**Requirement:** Identify the lines containing the word "with". Copy each one.
___ Material for this task ___
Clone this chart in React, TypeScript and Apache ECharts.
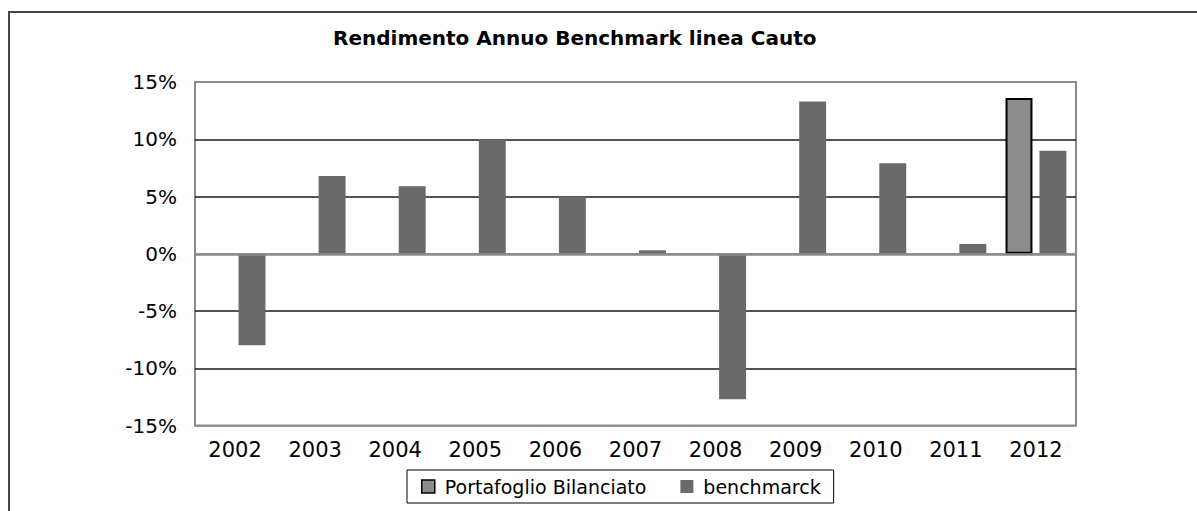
import React, { useEffect, useRef } from "react";
import * as echarts from "echarts";

const years = ["2002", "2003", "2004", "2005", "2006", "2007", "2008", "2009", "2010", "2011", "2012"];
const portafoglio = [null, null, null, null, null, null, null, null, null, null, 13.6];
const benchmarck = [-8.0, 6.8, 5.9, 10.0, 5.0, 0.3, -12.7, 13.3, 7.9, 0.85, 9.0];
const yTicks = { min: -15, max: 15, interval: 5 };

const FONT = "DejaVu Sans";

export default function App() {
  const ref = useRef<HTMLDivElement>(null);
  useEffect(() => {
    if (!ref.current) return;
    const chart = echarts.init(ref.current, null, { renderer: "svg" });
    chart.setOption({
      animation: false,
      backgroundColor: "#fff",
      textStyle: { fontFamily: FONT },
      title: {
        text: "Rendimento Annuo Benchmark linea Cauto",
        left: 333,
        top: 28,
        padding: 0,
        textStyle: { fontFamily: FONT, fontSize: 20, fontWeight: "bold", color: "#000" },
      },
      graphic: [
        {
          type: "rect",
          shape: { x: 9, y: 12, width: 1400, height: 700 },
          style: { fill: "none", stroke: "#444", lineWidth: 2 },
          silent: true,
        },
      ],
      legend: {
        left: 407,
        top: 470,
        padding: [7, 13, 7, 14],
        borderColor: "#000",
        borderWidth: 1,
        itemWidth: 13,
        itemHeight: 13,
        itemGap: 34,
        textStyle: { fontFamily: FONT, fontSize: 19, color: "#000", padding: [0, 0, 0, 5] },
        data: [
          { name: "Portafoglio Bilanciato", icon: "rect", itemStyle: { color: "#8c8c8c", borderColor: "#000", borderWidth: 1.5 } },
          { name: "benchmarck", icon: "rect", itemStyle: { color: "#6a6a6a", borderWidth: 0 } },
        ],
      },
      grid: {
        left: 195,
        top: 82,
        right: 121,
        bottom: 85.5,
        show: true,
        borderColor: "#8a8a8a",
        borderWidth: 2,
        backgroundColor: "transparent",
      },
      xAxis: {
        type: "category",
        data: years,
        axisLine: { show: false, onZero: false },
        axisTick: { show: false },
        axisLabel: { fontFamily: FONT, fontSize: 21, color: "#000", margin: 14 },
        splitLine: { show: false },
      },
      yAxis: {
        type: "value",
        min: yTicks.min,
        max: yTicks.max,
        interval: yTicks.interval,
        axisLine: { show: false },
        axisTick: { show: false },
        axisLabel: {
          fontFamily: FONT,
          fontSize: 20,
          color: "#000",
          margin: 18,
          formatter: (v: number) => `${v}%`,
        },
        splitLine: {
          show: true,
          lineStyle: {
            color: ["#8a8a8a", "#1a1a1a", "#1a1a1a", "#8a8a8a", "#1a1a1a", "#1a1a1a", "#8a8a8a"],
            width: 1.5,
          },
        },
      },
      series: [
        {
          name: "Portafoglio Bilanciato",
          type: "bar",
          data: portafoglio,
          barGap: "26%",
          barCategoryGap: "24%",
          itemStyle: { color: "#8c8c8c", borderColor: "#000", borderWidth: 2 },
          z: 3,
        },
        {
          name: "benchmarck",
          type: "bar",
          data: benchmarck,
          barGap: "26%",
          barCategoryGap: "24%",
          itemStyle: { color: "#6a6a6a" },
          z: 2,
          markLine: {
            silent: true,
            symbol: "none",
            label: { show: false },
            lineStyle: { color: "#8a8a8a", width: 2.5, type: "solid" },
            data: [{ yAxis: 0 }],
            z: 4,
          },
        },
      ],
    });
    return () => chart.dispose();
  }, []);
  return (
    <div
      ref={ref}
      style={{ position: "fixed", left: 0, top: 0, width: 1197, height: 511 }}
    />
  );
}
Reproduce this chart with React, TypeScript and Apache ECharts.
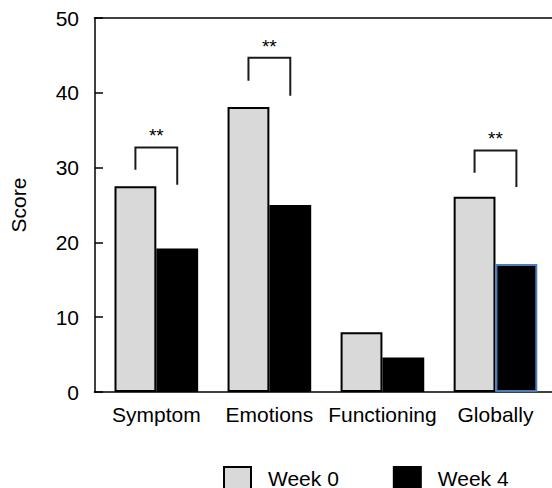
import React, { useEffect, useRef } from "react";
import * as echarts from "echarts";

const categories = ["Symptom", "Emotions", "Functioning", "Globally"];
const week0 = [27.5, 38.1, 8.0, 26.1];
const week4 = [19.2, 25.0, 4.6, 17.1];
const yTicks = { min: 0, max: 50, interval: 10 };
// brackets: [category index, top, left leg end, right leg end]
const bracketCats = [0, 1, 3];
const bracketTop = [32.7, 44.7, 32.3];
const bracketLeft = [29.7, 41.6, 29.3];
const bracketRight = [27.7, 39.6, 27.4];
const bracketLabel = "**";

const BAR_RATIO = 0.37;
const FONT = "Liberation Sans, Arial, sans-serif";
const FS = 21;
const GRID = { left: 98.6, top: 18, right: -2.6, bottom: 96 };
const Y_AXIS_SHIFT = 4.8;
const W = 552;
const H = 488;

export default function App() {
  const ref = useRef<HTMLDivElement>(null);
  useEffect(() => {
    if (!ref.current) return;
    const chart = echarts.init(ref.current, null, { renderer: "svg" });
    const bracketData = bracketCats.map((c, i) => [c, bracketTop[i], bracketLeft[i], bracketRight[i]]);
    const axisX = GRID.left - Y_AXIS_SHIFT;
    const topY = GRID.top;
    const botY = H - GRID.bottom;
    const frameStyle = { stroke: "#000", lineWidth: 1.5 };
    chart.setOption({
      animation: false,
      textStyle: { fontFamily: FONT },
      grid: { ...GRID, show: false },
      graphic: [
        { type: "line", shape: { x1: axisX, y1: topY, x2: W, y2: topY }, style: frameStyle, z: 10 },
        { type: "line", shape: { x1: axisX, y1: botY, x2: GRID.left + 1, y2: botY }, style: frameStyle, z: 10 },
      ],
      legend: {
        data: ["Week 0", "Week 4"],
        left: 223,
        top: 466,
        padding: 0,
        icon: "rect",
        itemWidth: 27,
        itemHeight: 22,
        itemGap: 54,
        textStyle: { fontSize: FS, color: "#000", fontFamily: FONT, padding: [0, 0, 0, 12], lineHeight: 22 },
      },
      xAxis: {
        type: "category",
        data: categories,
        axisLine: { lineStyle: { color: "#000", width: 1.5 } },
        axisTick: { show: false },
        axisLabel: { fontSize: FS, color: "#000", margin: 12, interval: 0, fontFamily: FONT },
      },
      yAxis: {
        type: "value",
        min: yTicks.min,
        max: yTicks.max,
        interval: yTicks.interval,
        offset: Y_AXIS_SHIFT,
        name: "Score",
        nameLocation: "middle",
        nameGap: 66,
        nameTextStyle: { fontSize: FS, color: "#000", fontFamily: FONT },
        axisLine: { show: true, lineStyle: { color: "#000", width: 1.5 } },
        axisTick: { show: true, inside: true, length: 8, lineStyle: { color: "#000", width: 1.5 } },
        axisLabel: { fontSize: FS, color: "#000", margin: 16, fontFamily: FONT },
        splitLine: { show: false },
      },
      series: [
        {
          name: "Week 0",
          type: "bar",
          data: week0,
          barWidth: BAR_RATIO * 100 + "%",
          barGap: "0%",
          itemStyle: { color: "#d9d9d9", borderColor: "#000", borderWidth: 2 },
        },
        {
          name: "Week 4",
          type: "bar",
          data: week4.map((v, i) =>
            i === 3 ? { value: v, itemStyle: { borderColor: "#4a7ebb" } } : v
          ),
          barWidth: BAR_RATIO * 100 + "%",
          barGap: "0%",
          itemStyle: { color: "#000", borderColor: "#000", borderWidth: 2 },
        },
        {
          type: "custom",
          name: "brackets",
          data: bracketData,
          encode: { x: 0, y: 1 },
          z: 5,
          renderItem: (params: any, api: any) => {
            const idx = api.value(0);
            const top = api.coord([idx, api.value(1)]);
            const l = api.coord([idx, api.value(2)]);
            const r = api.coord([idx, api.value(3)]);
            const band = api.size([1, 0])[0];
            const off = (band * BAR_RATIO) / 2;
            const xl = top[0] - off;
            const xr = top[0] + off;
            return {
              type: "group",
              children: [
                {
                  type: "polyline",
                  shape: { points: [[xl, l[1]], [xl, top[1]], [xr, top[1]], [xr, r[1]]] },
                  style: { stroke: "#1a1a1a", lineWidth: 2, fill: null },
                },
                {
                  type: "text",
                  style: {
                    text: bracketLabel,
                    x: top[0],
                    y: top[1] - 2,
                    align: "center",
                    verticalAlign: "bottom",
                    fontSize: 19,
                    fontFamily: FONT,
                    fill: "#000",
                  },
                },
              ],
            };
          },
        },
      ],
    });
    return () => chart.dispose();
  }, []);
  return (
    <div
      ref={ref}
      style={{ position: "fixed", left: 0, top: 0, width: W, height: H, background: "#fff" }}
    />
  );
}
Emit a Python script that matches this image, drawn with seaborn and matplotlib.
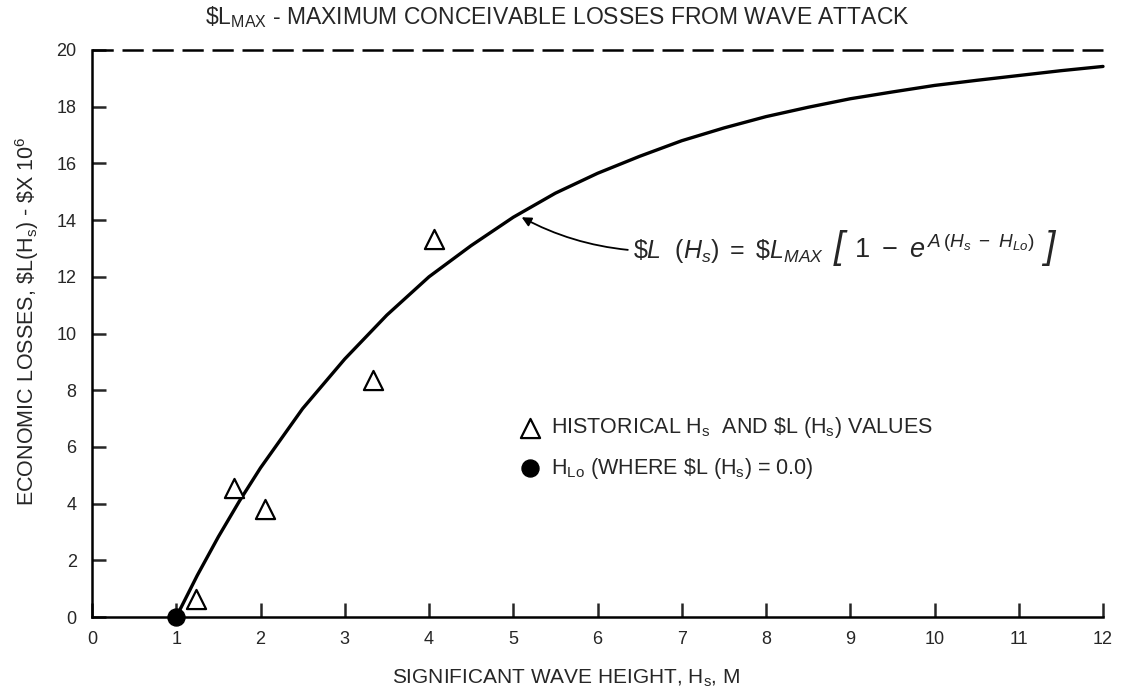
___
**Solved problem:**
Reproduce this chart with React, TypeScript and Apache ECharts.
Emit a Python script that matches this image, drawn with seaborn and matplotlib.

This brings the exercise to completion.